The sea creatures in Professor Brown’s aquarium have a problem. The professor has gone on sabbatical for a year and left the care of their tank to someone who does not have much interest in the job. The hapless assistant attaches a fifty gallon drum of food to the tank and leaves, presumably never to return. Will the fish (and crabs, shrimp, seahorses, etc.) have enough food to last the whole year? Some of them say no, while others argue that there is nothing to worry about.
Fish Tank is a parable. It can be used to draw parallels to human concerns (such as climate change, which is the author’s intent) and human behaviour. It’s meant to appeal to all ages and has a reading guide for teachers available from the author.

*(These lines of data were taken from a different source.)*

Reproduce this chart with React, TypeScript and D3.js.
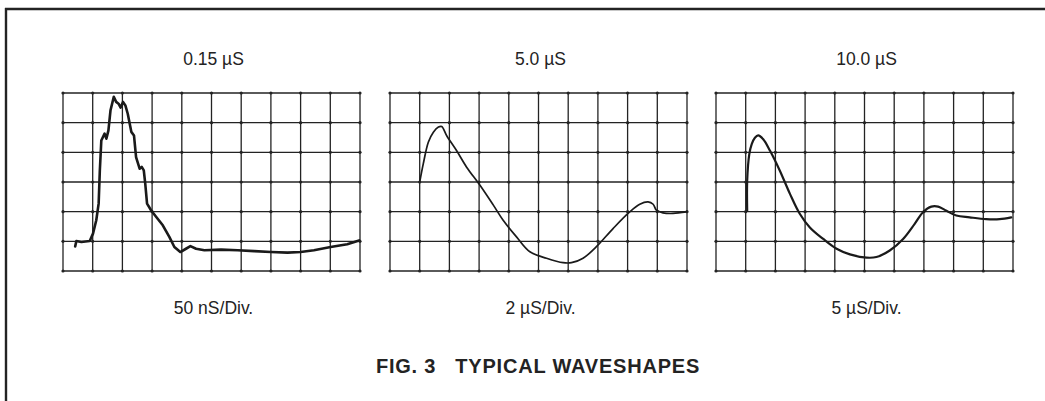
import React from "react";
import * as d3 from "d3";

// titles above / sweep labels below each screen
const titles = ["0.15 µS", "5.0 µS", "10.0 µS"];
const sweeps = ["50 nS/Div.", "2 µS/Div.", "5 µS/Div."];
const caption = "FIG. 3   TYPICAL WAVESHAPES";

// waveforms in graticule divisions (x: 0..10, y: 0..6 from bottom)
const wave1X = [0.41, 0.45, 0.62, 0.9, 1.01, 1.12, 1.2, 1.24, 1.29, 1.4, 1.46, 1.53, 1.6, 1.71, 1.79, 1.87, 1.94, 2.02, 2.1, 2.18, 2.3, 2.39, 2.46, 2.58, 2.65, 2.72, 2.77, 2.83, 2.97, 3.14, 3.36, 3.58, 3.75, 3.95, 4.14, 4.29, 4.48, 4.76, 5.32, 5.88, 6.44, 7.0, 7.56, 8.0, 8.45, 9.01, 9.57, 9.97];
const wave1Y = [0.83, 1.01, 0.98, 1.01, 1.26, 1.71, 2.27, 3.39, 4.4, 4.63, 4.46, 4.74, 5.42, 5.87, 5.7, 5.64, 5.51, 5.7, 5.58, 5.3, 4.69, 4.57, 3.84, 3.45, 3.51, 3.39, 2.94, 2.27, 2.04, 1.82, 1.54, 1.15, 0.81, 0.64, 0.75, 0.84, 0.75, 0.7, 0.72, 0.7, 0.67, 0.64, 0.62, 0.64, 0.7, 0.81, 0.9, 1.03];

const wave2X = [1.01, 1.12, 1.29, 1.46, 1.63, 1.74, 1.91, 2.24, 2.58, 3.03, 3.48, 3.81, 4.26, 4.71, 5.27, 5.83, 6.11, 6.5, 6.95, 7.51, 8.07, 8.41, 8.69, 8.86, 8.97, 9.19, 9.53, 9.98];
const wave2Y = [3.05, 3.61, 4.34, 4.68, 4.85, 4.87, 4.56, 4.06, 3.5, 2.89, 2.22, 1.71, 1.15, 0.65, 0.43, 0.28, 0.28, 0.43, 0.82, 1.43, 1.99, 2.25, 2.33, 2.25, 2.05, 1.96, 1.94, 1.99];

const wave3X = [1.05, 1.05, 1.12, 1.2, 1.31, 1.42, 1.59, 1.82, 2.15, 2.49, 2.82, 3.16, 3.61, 4.06, 4.51, 5.07, 5.4, 5.85, 6.3, 6.69, 6.97, 7.25, 7.48, 7.76, 8.09, 8.54, 9.1, 9.55, 9.94];
const wave3Y = [2.03, 3.04, 3.93, 4.27, 4.49, 4.57, 4.44, 4.05, 3.38, 2.6, 1.93, 1.47, 1.08, 0.75, 0.56, 0.45, 0.47, 0.69, 1.08, 1.59, 1.98, 2.17, 2.17, 2.03, 1.87, 1.81, 1.75, 1.75, 1.81];

const waves = [
  { xs: wave1X, ys: wave1Y, width: 2.6, smooth: false },
  { xs: wave2X, ys: wave2Y, width: 1.7, smooth: true },
  { xs: wave3X, ys: wave3Y, width: 2.2, smooth: true },
];

const INK = "#232323";
const panelLefts = [63, 390, 716];
const panelW = 297;
const top = 93;
const bottom = 271;
const xDivs = d3.range(0, 11);
const yDivs = d3.range(0, 7);

function Screen({ idx }: { idx: number }) {
  const left = panelLefts[idx];
  const x = d3.scaleLinear().domain([0, 10]).range([left, left + panelW]);
  const y = d3.scaleLinear().domain([0, 6]).range([bottom, top]);
  const w = waves[idx];
  const pts: [number, number][] = w.xs.map((v, i) => [v, w.ys[i]]);
  const line = d3
    .line<[number, number]>()
    .x((d) => x(d[0]))
    .y((d) => y(d[1]))
    .curve(w.smooth ? d3.curveCatmullRom.alpha(0.5) : d3.curveLinear);

  return (
    <g>
      {xDivs.map((d) => (
        <line key={"v" + d} x1={x(d)} x2={x(d)} y1={y(0)} y2={y(6)} stroke={INK} strokeWidth={1.3} />
      ))}
      {yDivs.map((d) => (
        <line key={"h" + d} x1={x(0)} x2={x(10)} y1={y(d)} y2={y(d)} stroke={INK} strokeWidth={1.3} />
      ))}
      {xDivs.map((a) =>
        yDivs.map((b) => (
          <circle key={a + "-" + b} cx={x(a)} cy={y(b)} r={1.6} fill={INK} />
        ))
      )}
      <path d={line(pts) || ""} fill="none" stroke="#1a1a1a" strokeWidth={w.width} strokeLinejoin="round" strokeLinecap="round" />
      <text x={x(5) + 2} y={65} textAnchor="middle" fontSize={17.5} fill={INK}>
        {titles[idx]}
      </text>
      <text x={x(5) + 2} y={314} textAnchor="middle" fontSize={17.5} fill={INK}>
        {sweeps[idx]}
      </text>
    </g>
  );
}

export default function App() {
  return (
    <svg
      width={1045}
      height={401}
      style={{ position: "absolute", left: 0, top: 0, background: "#fff" }}
      fontFamily="'Liberation Sans', Arial, sans-serif"
    >
      <line x1={5} x2={1045} y1={9} y2={9} stroke={INK} strokeWidth={2.6} />
      <line x1={6} x2={6} y1={8} y2={401} stroke={INK} strokeWidth={2.4} />
      {[0, 1, 2].map((i) => (
        <Screen key={i} idx={i} />
      ))}
      <text
        x={538}
        y={373}
        textAnchor="middle"
        fontSize={20}
        fontWeight="bold"
        letterSpacing={0.8}
        fill={INK}
        style={{ whiteSpace: "pre" }}
      >
        {caption}
      </text>
    </svg>
  );
}
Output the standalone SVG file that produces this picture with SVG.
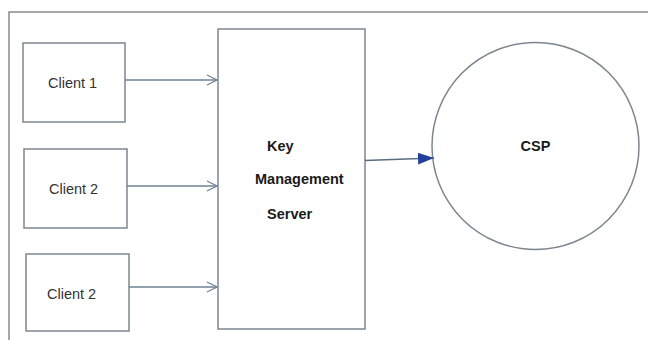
<svg xmlns="http://www.w3.org/2000/svg" width="648" height="340" viewBox="0 0 648 340">
  <defs>
    <style>
      .frame { stroke: #8a8a8a; stroke-width: 1.5; fill: none; }
      .box { fill: #ffffff; stroke: #7d8690; stroke-width: 1.5; }
      .label { font-family: "Liberation Sans", Arial, sans-serif; font-size: 14.5px; fill: #333333; }
      .bold { font-weight: bold; fill: #1a1a1a; }
      .link { stroke: #6f8294; stroke-width: 1.5; fill: none; }
      .main { stroke: #5a6c82; stroke-width: 1.5; fill: none; }
    </style>
    <marker id="open" viewBox="0 0 12 12" refX="11" refY="6" markerWidth="12" markerHeight="12" markerUnits="userSpaceOnUse" orient="auto">
      <path d="M1,1 L11,6 L1,11" fill="none" stroke="#6f8294" stroke-width="1.2"/>
    </marker>
    <marker id="solid" viewBox="0 0 16 12" refX="16" refY="6" markerWidth="16" markerHeight="12" markerUnits="userSpaceOnUse" orient="auto">
      <path d="M0,0 L16,6 L0,12 Z" fill="#23409a"/>
    </marker>
  </defs>

  <!-- outer frame (top and left edges) -->
  <path class="frame" d="M9,340 L9,12 L648,12"/>

  <g id="client1">
    <rect class="box" x="23" y="43" width="102" height="79"/>
    <text class="label" x="48" y="88">Client 1</text>
  </g>
  <g id="client2a">
    <rect class="box" x="24" y="149" width="103" height="79"/>
    <text class="label" x="49" y="194">Client 2</text>
  </g>
  <g id="client2b">
    <rect class="box" x="26" y="254" width="103" height="77"/>
    <text class="label" x="47" y="299">Client 2</text>
  </g>

  <g id="kms">
    <rect class="box" x="218" y="29" width="147" height="300"/>
    <text class="label bold" x="267" y="151">Key</text>
    <text class="label bold" x="255" y="184">Management</text>
    <text class="label bold" x="267" y="219">Server</text>
  </g>

  <g id="csp">
    <circle class="box" cx="535.5" cy="146" r="103.5"/>
    <text class="label bold" x="535.5" y="151" text-anchor="middle">CSP</text>
  </g>

  <g id="connectors">
    <line class="link" x1="125" y1="80" x2="217" y2="80" marker-end="url(#open)"/>
    <line class="link" x1="127" y1="186" x2="217" y2="186" marker-end="url(#open)"/>
    <line class="link" x1="129" y1="287" x2="217" y2="287" marker-end="url(#open)"/>
    <line class="main" x1="365" y1="160.5" x2="434" y2="158" marker-end="url(#solid)"/>
  </g>
</svg>
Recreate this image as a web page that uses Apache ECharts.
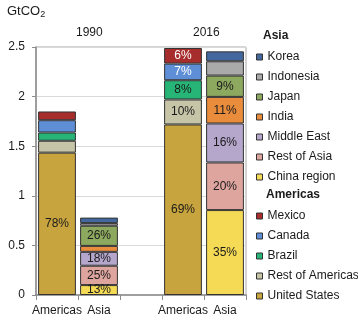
<!DOCTYPE html>
<html>
<head>
<meta charset="utf-8">
<script src="https://cdn.jsdelivr.net/npm/echarts@6/dist/echarts.min.js"></script>
<style>
  html, body { margin: 0; padding: 0; background: #fff; }
  #chart { width: 358px; height: 324px; }
</style>
</head>
<body>
<div id="chart"></div>
<script>
// Category slots: 1990 pair, a spacer, 2016 pair
const categories = ['Americas', 'Asia', '', 'Americas', 'Asia'];
const yearLabels = ['1990', '2016'];
const yTicks = [0, 0.5, 1, 1.5, 2, 2.5];

// Emissions in GtCO2, [1990, 2016]
const unitedStates   = [1.435, 1.719];
const restOfAmericas = [0.120, 0.252];
const brazil         = [0.083, 0.194];
const canada         = [0.124, 0.168];
const mexico         = [0.088, 0.157];

const chinaRegion = [0.100, 0.856];
const restOfAsia  = [0.195, 0.480];
const middleEast  = [0.140, 0.393];
const india       = [0.060, 0.268];
const japan       = [0.203, 0.215];
const indonesia   = [0.027, 0.144];
const korea       = [0.055, 0.100];

// Segments that carry a share label, per year
const labelled1990 = ['United States', 'China region', 'Rest of Asia', 'Middle East', 'Japan'];
const labelled2016 = ['United States', 'Rest of Americas', 'Brazil', 'Canada', 'Mexico',
                      'China region', 'Rest of Asia', 'Middle East', 'India', 'Japan'];

// Legend order (top to bottom)
const asiaLegend = ['Korea', 'Indonesia', 'Japan', 'India', 'Middle East', 'Rest of Asia', 'China region'];
const americasLegend = ['Mexico', 'Canada', 'Brazil', 'Rest of Americas', 'United States'];

const colors = {
  'United States': '#C8A43E',
  'Rest of Americas': '#C6C5A7',
  'Brazil': '#27B577',
  'Canada': '#5E8FD6',
  'Mexico': '#A62D2C',
  'China region': '#F5DA55',
  'Rest of Asia': '#DEA59E',
  'Middle East': '#B5A6CC',
  'India': '#E98C3C',
  'Japan': '#8DA85F',
  'Indonesia': '#AAAAAB',
  'Korea': '#42689F'
};

// Stack order, bottom first
const americasStack = [
  ['United States', unitedStates],
  ['Rest of Americas', restOfAmericas],
  ['Brazil', brazil],
  ['Canada', canada],
  ['Mexico', mexico]
];
const asiaStack = [
  ['China region', chinaRegion],
  ['Rest of Asia', restOfAsia],
  ['Middle East', middleEast],
  ['India', india],
  ['Japan', japan],
  ['Indonesia', indonesia],
  ['Korea', korea]
];

function totals(stack) {
  return [0, 1].map(i => stack.reduce((s, [, v]) => s + v[i], 0));
}
const americasTotals = totals(americasStack);
const asiaTotals = totals(asiaStack);

function makeSeries(name, values, slots, tot) {
  const data = categories.map(() => '-');
  [0, 1].forEach(i => {
    const lab = (i === 0 ? labelled1990 : labelled2016).includes(name);
    data[slots[i]] = {
      value: values[i],
      label: { show: lab },
      share: Math.round(values[i] / tot[i] * 100)
    };
  });
  const light = name === 'Mexico' || name === 'Canada';
  return {
    name: name,
    type: 'bar',
    stack: 'all',
    barCategoryGap: '10%',
    data: data,
    itemStyle: { color: colors[name], borderColor: '#333', borderWidth: 1 },
    label: {
      position: 'inside',
      fontFamily: 'Liberation Sans, Arial, sans-serif',
      fontSize: 12,
      color: light ? '#ffffff' : '#1a1a1a',
      formatter: p => p.data.share + '%'
    },
    emphasis: { disabled: true }
  };
}

const series = [
  ...americasStack.map(([n, v]) => makeSeries(n, v, [0, 3], americasTotals)),
  ...asiaStack.map(([n, v]) => makeSeries(n, v, [1, 4], asiaTotals))
];

const font = 'Liberation Sans, Arial, sans-serif';
const legendBase = {
  orient: 'vertical',
  left: 256,
  padding: 0,
  itemWidth: 6,
  itemHeight: 6,
  itemGap: 6,
  icon: 'rect',
  selectedMode: false,
  itemStyle: { borderColor: '#333', borderWidth: 1 },
  textStyle: { fontFamily: font, fontSize: 12, color: '#1a1a1a', lineHeight: 14 }
};

const chart = echarts.init(document.getElementById('chart'), null, { renderer: 'canvas' });
chart.setOption({
  animation: false,
  backgroundColor: '#fff',
  grid: {
    left: 36, right: 112, top: 47, bottom: 29,
    show: true, borderColor: '#a8a8a8', borderWidth: 1
  },
  legend: [
    Object.assign({}, legendBase, { top: 50, data: asiaLegend }),
    Object.assign({}, legendBase, { top: 209, data: americasLegend })
  ],
  graphic: [
    {
      type: 'text', left: 7, top: 5,
      style: {
        text: '{a|GtCO}{b|2}',
        rich: {
          a: { fontFamily: font, fontSize: 13, fill: '#1a1a1a' },
          b: { fontFamily: font, fontSize: 9, fill: '#1a1a1a', padding: [7, 0, 0, 0] }
        }
      }
    },
    { type: 'text', left: 76, top: 27, style: { text: yearLabels[0], fontFamily: font, fontSize: 12, fill: '#1a1a1a' } },
    { type: 'text', left: 193, top: 27, style: { text: yearLabels[1], fontFamily: font, fontSize: 12, fill: '#1a1a1a' } },
    { type: 'text', left: 263, top: 30, style: { text: 'Asia', fontFamily: font, fontSize: 12, fontWeight: 'bold', fill: '#1a1a1a' } },
    { type: 'text', left: 266, top: 189, style: { text: 'Americas', fontFamily: font, fontSize: 12, fontWeight: 'bold', fill: '#1a1a1a' } }
  ],
  xAxis: {
    type: 'category',
    data: categories,
    axisLine: { lineStyle: { color: '#8c8c8c', width: 1.5 } },
    axisTick: { show: true, length: 5, lineStyle: { color: '#8c8c8c' } },
    axisLabel: { fontFamily: font, fontSize: 12, color: '#1a1a1a', margin: 10, interval: 0 }
  },
  yAxis: {
    type: 'value',
    min: yTicks[0],
    max: yTicks[yTicks.length - 1],
    interval: yTicks[1] - yTicks[0],
    axisLine: { show: true, lineStyle: { color: '#8c8c8c', width: 1.5 } },
    axisTick: { show: true, length: 4, lineStyle: { color: '#8c8c8c' } },
    axisLabel: { fontFamily: font, fontSize: 12, color: '#1a1a1a', margin: 11 },
    splitLine: { lineStyle: { color: '#d9d9d9' } }
  },
  series: series
});
</script>
</body>
</html>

I expected Fish Tank to be sanctimonious and tedious, too focused on the “message” to be a good story. But it’s a fantastic story! The real genius of the book is that, though the parallels are easy to draw, the author keeps the story really about the aquarium. (It’s like the scene in Finding Nemo when all the sea creatures are in the dentist’s office,
trying to figure out how to survive the perils of tank life.)
There are a lot of reviews already available for this book, most of which praise the author for his strong environmental message, but not nearly enough that focus on the great story telling of Fish Tank. It’s enjoyable, funny and really is appropriate for adults and children alike.
Plus, the behavior of the sea creatures in the aquarium is not just a parallel to human reactions to climate change. A parallel can be made to all sorts of situations in which people know they must change or else but look for every rationalization they can think of to avoid that change. “I don’t need to worry about my diet even though I’ve got Type 2 diabetes. After all, you need to treat yourself.” “I don’t really need to quit smoking. Sure it’s bad for me, but I enjoy it, so what’s the harm?” And the way some of the sea creatures begin “praying” for the help of the absent Professor Brown is a clever comment on the way religions often externalize blame in favour of “letting go and letting God.”
Honestly I can’t say enough about this book. It’s a quick read but one you’ll want to tell people about, not just because it’s got a “message” but because the story is so clever and well told. And I think I’ll ask the author if I can see that reading guide for classrooms too!
Disclaimer: I received a free copy of this book from the author in exchange for an honest (though not necessarily favourable) review. The opinions expressed are strictly my own.